Fui uma criança irrequieta, cheia de vontades e em desacordo com as pessoas que me cercavam. Pelo menos com a maioria. Vivia querendo reinventar o mundo. Como estava me desagradava em muitas coisas.Não passava dia sem uma repreensão, um castigo qualquer. Ser castigado era minha condição, meu jeito de viver  (way of life, vive repetindo um amigo britânico). Era preciso socializar o menino. E socializar pode ter muitos significados.

Quando ouvia meu nome na voz enérgica de meu falecido pai, a me chamar, já vinha tremendo, pois podia adivinhar um castigo qualquer. Mas chegava olhando para cima, para seus olhos severos e perguntava: Que foi que eu fiz?

Eu sempre tinha feito alguma coisa. E eu tinha pelo menos consciência disso.
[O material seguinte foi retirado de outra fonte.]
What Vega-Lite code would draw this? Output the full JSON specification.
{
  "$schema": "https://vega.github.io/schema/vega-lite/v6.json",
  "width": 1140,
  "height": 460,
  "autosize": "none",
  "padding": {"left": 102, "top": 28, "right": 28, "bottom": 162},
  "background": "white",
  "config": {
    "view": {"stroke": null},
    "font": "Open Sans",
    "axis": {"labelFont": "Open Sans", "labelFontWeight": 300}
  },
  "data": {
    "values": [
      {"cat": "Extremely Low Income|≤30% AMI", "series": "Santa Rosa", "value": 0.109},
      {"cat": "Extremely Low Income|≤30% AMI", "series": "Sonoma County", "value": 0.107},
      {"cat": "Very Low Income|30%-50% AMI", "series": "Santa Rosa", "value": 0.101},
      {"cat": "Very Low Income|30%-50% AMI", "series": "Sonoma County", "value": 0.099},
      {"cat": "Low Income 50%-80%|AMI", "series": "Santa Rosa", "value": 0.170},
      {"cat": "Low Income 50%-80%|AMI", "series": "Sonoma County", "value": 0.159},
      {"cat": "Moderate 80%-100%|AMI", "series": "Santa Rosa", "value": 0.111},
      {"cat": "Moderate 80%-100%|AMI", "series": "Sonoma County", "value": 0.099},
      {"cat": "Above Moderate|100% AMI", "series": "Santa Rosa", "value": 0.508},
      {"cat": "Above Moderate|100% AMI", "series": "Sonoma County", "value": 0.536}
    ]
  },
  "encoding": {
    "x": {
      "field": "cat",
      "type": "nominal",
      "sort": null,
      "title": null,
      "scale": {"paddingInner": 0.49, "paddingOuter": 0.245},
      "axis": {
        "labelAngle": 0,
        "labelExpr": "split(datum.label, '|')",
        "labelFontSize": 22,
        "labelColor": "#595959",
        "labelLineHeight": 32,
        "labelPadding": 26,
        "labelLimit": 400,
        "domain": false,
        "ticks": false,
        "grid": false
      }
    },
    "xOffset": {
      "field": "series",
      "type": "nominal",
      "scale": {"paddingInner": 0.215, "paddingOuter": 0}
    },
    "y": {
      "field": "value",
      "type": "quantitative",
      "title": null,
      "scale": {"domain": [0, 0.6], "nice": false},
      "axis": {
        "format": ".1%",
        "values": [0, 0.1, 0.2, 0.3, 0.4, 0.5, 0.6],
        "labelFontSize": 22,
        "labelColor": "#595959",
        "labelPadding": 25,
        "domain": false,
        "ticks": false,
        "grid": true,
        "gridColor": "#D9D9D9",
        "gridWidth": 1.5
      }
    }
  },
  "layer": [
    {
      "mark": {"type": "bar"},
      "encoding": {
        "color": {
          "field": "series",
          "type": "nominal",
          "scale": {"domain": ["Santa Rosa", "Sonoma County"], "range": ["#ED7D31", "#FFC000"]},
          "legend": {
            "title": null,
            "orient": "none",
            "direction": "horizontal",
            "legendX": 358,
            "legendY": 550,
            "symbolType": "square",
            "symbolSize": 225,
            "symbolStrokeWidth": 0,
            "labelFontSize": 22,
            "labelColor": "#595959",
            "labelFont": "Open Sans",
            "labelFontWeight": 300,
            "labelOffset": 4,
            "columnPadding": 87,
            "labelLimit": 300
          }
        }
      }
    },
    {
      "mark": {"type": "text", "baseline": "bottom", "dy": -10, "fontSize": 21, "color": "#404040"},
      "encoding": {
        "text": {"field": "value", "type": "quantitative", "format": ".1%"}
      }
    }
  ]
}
Outro dia, recebi um ofício da Câmara de Vereadores do município onde enfiei umas brocas no chão, comunicando-me que em sessão do dia tal, proposto pelo vereador fulano de tal, fora-me agraciado o título de Cidadão do município. Li o ofício duas vezes, tentando entender, então levantei os olhos e perguntei: Que foi que eu fiz?
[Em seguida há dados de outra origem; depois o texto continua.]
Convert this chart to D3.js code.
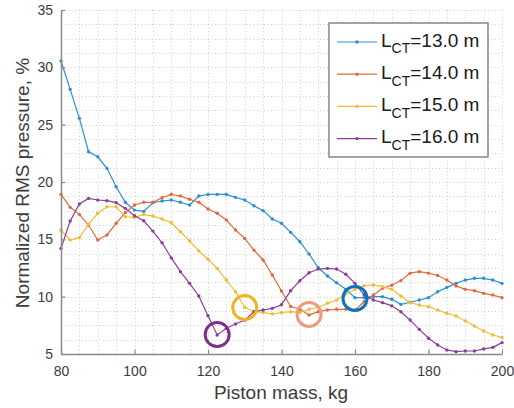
<!DOCTYPE html>
<html>
<head>
<meta charset="utf-8">
<script src="https://cdn.jsdelivr.net/npm/d3@7"></script>
<style>
  html, body { margin: 0; padding: 0; background: #fff; }
  svg { display: block; font-family: "Liberation Sans", Arial, Helvetica, sans-serif; }
</style>
</head>
<body>
<svg id="chart" width="514" height="408"></svg>
<script>
// ---- data ----
const masses = [80, 82.5, 85, 87.5, 90, 92.5, 95, 97.5, 100, 102.5, 105, 107.5, 110, 112.5, 115, 117.5,
  120, 122.5, 125, 127.5, 130, 132.5, 135, 137.5, 140, 142.5, 145, 147.5, 150, 152.5, 155, 157.5,
  160, 162.5, 165, 167.5, 170, 172.5, 175, 177.5, 180, 182.5, 185, 187.5, 190, 192.5, 195, 197.5, 200];

const seriesNames = ["13.0", "14.0", "15.0", "16.0"];

const rms13 = [30.55, 28.08, 25.55, 22.64, 22.2, 21.19, 19.59, 18.23, 17.55, 17.44, 18.19, 18.34, 18.43, 18.23, 17.99, 18.78,
  18.92, 18.92, 18.92, 18.66, 18.43, 17.93, 17.5, 16.77, 16.4, 15.61, 14.79, 13.72, 12.52, 11.8, 11.22, 10.64,
  9.91, 9.91, 10.0, 10.0, 9.77, 9.33, 9.51, 9.71, 9.91, 10.43, 10.81, 11.16, 11.45, 11.6, 11.6, 11.45, 11.16];

const rms14 = [18.92, 17.79, 17.18, 16.25, 14.94, 15.38, 16.4, 17.35, 17.99, 18.23, 18.23, 18.63, 18.92, 18.78, 18.49, 18.23,
  17.64, 17.27, 16.68, 15.81, 15.08, 14.06, 13.2, 11.89, 10.5, 9.14, 8.9, 8.4, 8.69, 8.84, 8.9, 8.9,
  8.84, 9.56, 10.14, 10.73, 11.0, 11.4, 12.05, 12.18, 12.05, 11.85, 11.45, 10.93, 10.64, 10.52, 10.29, 10.14, 9.91];

const rms15 = [15.81, 14.94, 15.15, 16.31, 17.27, 17.84, 17.84, 16.97, 16.91, 17.18, 17.03, 16.77, 16.45, 15.66, 14.85, 13.98,
  13.26, 12.47, 11.45, 10.43, 9.07, 8.69, 8.63, 8.49, 8.6, 8.69, 8.63, 8.9, 9.07, 9.42, 9.71, 10.23,
  10.64, 10.95, 11.02, 10.87, 10.64, 10.06, 9.48, 9.27, 9.13, 8.84, 8.55, 8.31, 7.88, 7.44, 7.0, 6.66, 6.45];

const rms16 = [14.21, 16.6, 18.08, 18.57, 18.43, 18.37, 18.2, 17.7, 17.06, 16.62, 15.72, 14.7, 13.38, 12.18, 11.16, 10.06,
  8.34, 6.66, 7.24, 7.62, 7.96, 8.69, 8.84, 8.98, 9.3, 10.52, 11.39, 12.09, 12.41, 12.47, 12.41, 11.95,
  11.16, 10.14, 9.71, 9.48, 9.2, 8.69, 7.96, 7.15, 6.37, 5.78, 5.35, 5.2, 5.26, 5.26, 5.44, 5.58, 5.99];

// highlighted minima (mass, value, series index)
const highlightMass = [122.5, 130, 147.5, 160];
const highlightValue = [6.7, 9.05, 8.45, 9.85];
const highlightSeries = [3, 2, 1, 0];

const xTicks = [80, 100, 120, 140, 160, 180, 200];
const yTicks = [5, 10, 15, 20, 25, 30, 35];

// ---- style ----
const lineColors = ["#2a8fd4", "#e2693a", "#f1bb35", "#8b3e9b"];
const circleColors = ["#0b74c0", "#ef9a78", "#eeb424", "#7e2f8e"];
const allSeries = [rms13, rms14, rms15, rms16];

const svg = d3.select("#chart");
const W = 514, H = 408;
const mLeft = 61, mRight = 502, mTop = 10, mBottom = 354;

svg.append("rect").attr("width", W).attr("height", H).attr("fill", "#fff");

const x = d3.scaleLinear().domain([80, 200]).range([mLeft, mRight]);
const y = d3.scaleLinear().domain([5, 35]).range([mBottom, mTop]);

// grid (major+minor, dotted)
const gx = d3.range(85, 200.01, 5);
const gy = d3.range(6.25, 35.01, 1.25);
const grid = svg.append("g").attr("stroke", "#cfcfcf").attr("stroke-width", 1).attr("stroke-dasharray", "1,2.5");
grid.selectAll("line.gx").data(gx).enter().append("line")
  .attr("x1", d => Math.round(x(d)) + 0.5).attr("x2", d => Math.round(x(d)) + 0.5)
  .attr("y1", mTop).attr("y2", mBottom);
grid.selectAll("line.gy").data(gy).enter().append("line")
  .attr("y1", d => Math.round(y(d)) + 0.5).attr("y2", d => Math.round(y(d)) + 0.5)
  .attr("x1", mLeft).attr("x2", mRight);

// lines + markers
const line = d3.line().x((d, i) => x(masses[i])).y(d => y(d));
allSeries.forEach((s, k) => {
  svg.append("path").datum(s).attr("d", line)
    .attr("fill", "none").attr("stroke", lineColors[k]).attr("stroke-width", 1.2);
  svg.append("g").selectAll("circle").data(s).enter().append("circle")
    .attr("cx", (d, i) => x(masses[i])).attr("cy", d => y(d)).attr("r", 1.7)
    .attr("fill", lineColors[k]);
});

// highlight circles
svg.append("g").selectAll("circle").data(highlightMass).enter().append("circle")
  .attr("cx", d => x(d)).attr("cy", (d, i) => y(highlightValue[i])).attr("r", 12)
  .attr("fill", "none").attr("stroke", (d, i) => circleColors[highlightSeries[i]])
  .attr("stroke-width", 3);

// axes
const axisColor = "#8a8a8a", textColor = "#3c3c3c";
const xAxis = svg.append("g").attr("transform", `translate(0,${mBottom})`)
  .call(d3.axisBottom(x).tickValues(xTicks).tickSizeInner(-4.5).tickSizeOuter(0).tickPadding(12));
const yAxis = svg.append("g").attr("transform", `translate(${mLeft},0)`)
  .call(d3.axisLeft(y).tickValues(yTicks).tickSizeInner(-4.5).tickSizeOuter(0).tickPadding(8));
[xAxis, yAxis].forEach(a => {
  a.select(".domain").attr("stroke", axisColor).attr("stroke-width", 1.5);
  a.selectAll(".tick line").attr("stroke", axisColor).attr("stroke-width", 1.2);
  a.selectAll(".tick text").attr("fill", textColor).attr("font-size", 14)
    .attr("font-family", "Liberation Sans, Arial, sans-serif");
});

// axis labels
svg.append("text").attr("x", 281).attr("y", 399).attr("text-anchor", "middle")
  .attr("font-size", 19).attr("fill", textColor).text("Piston mass, kg");
svg.append("text").attr("transform", "translate(29,183) rotate(-90)").attr("text-anchor", "middle")
  .attr("font-size", 19).attr("fill", textColor).text("Normalized RMS pressure, %");

// legend
const lg = svg.append("g");
lg.append("rect").attr("x", 329).attr("y", 23).attr("width", 159).attr("height", 134)
  .attr("fill", "#fff").attr("stroke", "#858585").attr("stroke-width", 1.5);
seriesNames.forEach((name, k) => {
  const ly = 42 + k * 32.2;
  lg.append("line").attr("x1", 337).attr("x2", 377).attr("y1", ly).attr("y2", ly)
    .attr("stroke", lineColors[k]).attr("stroke-width", 1.2);
  lg.append("circle").attr("cx", 357).attr("cy", ly).attr("r", 1.7).attr("fill", lineColors[k]);
  const t = lg.append("text").attr("x", 381).attr("y", ly + 4.5).attr("fill", "#1a1a1a").attr("font-size", 19);
  t.append("tspan").text("L");
  t.append("tspan").attr("font-size", 14).attr("dy", 6.8).text("CT");
  t.append("tspan").attr("dy", -6.8).text("=" + name + " m");
});
</script>
</body>
</html>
Depois daquela infância em que levei muito pescoção por causa de minha rebeldia, acho que me socializaram, realmente, pois tenho tentado uma vida simples, de cidadão comum, cumpridor da maioria de seus deveres. Tenho tentado viver de forma a não envergonhar a família nem os comunícipes.

Não procuro ser o melhor em nada, mas também não me aceito como o pior. Ser razoavelmente bom parece ter sido a medida com que me moldaram para viver em sociedade. Meu amigo Adamastor, com seus séculos de experiência, às vezes me pergunta por que não cometo algumas transgressões, principalmente às posturas municipais, porque algumas delas, ele acrescenta, constam do código apenas para que se tenha a oportunidade de infringi-las.

Uma questão de equilíbrio emocional. Como os palavrões que se usam depois do tropeção em uma pedra da calçada. Sem eles, a dor é muito maior e mais duradoura. Já cansei de dizer a ele que já superei essa fase da vida e que agora só me importam pecados maiores, porém ocultos.

Fiquei um bom tempo sentado, pensando na moralidade que me inventei, com aquele papel na mão, sem vontade de entender a causa daquilo em momento de preguiça de que estava desfrutando.

Apesar de tudo isso, estou sendo convocado para receber um título. Deve haver algum engano, pois não acho que eu tenha mudado tanto assim.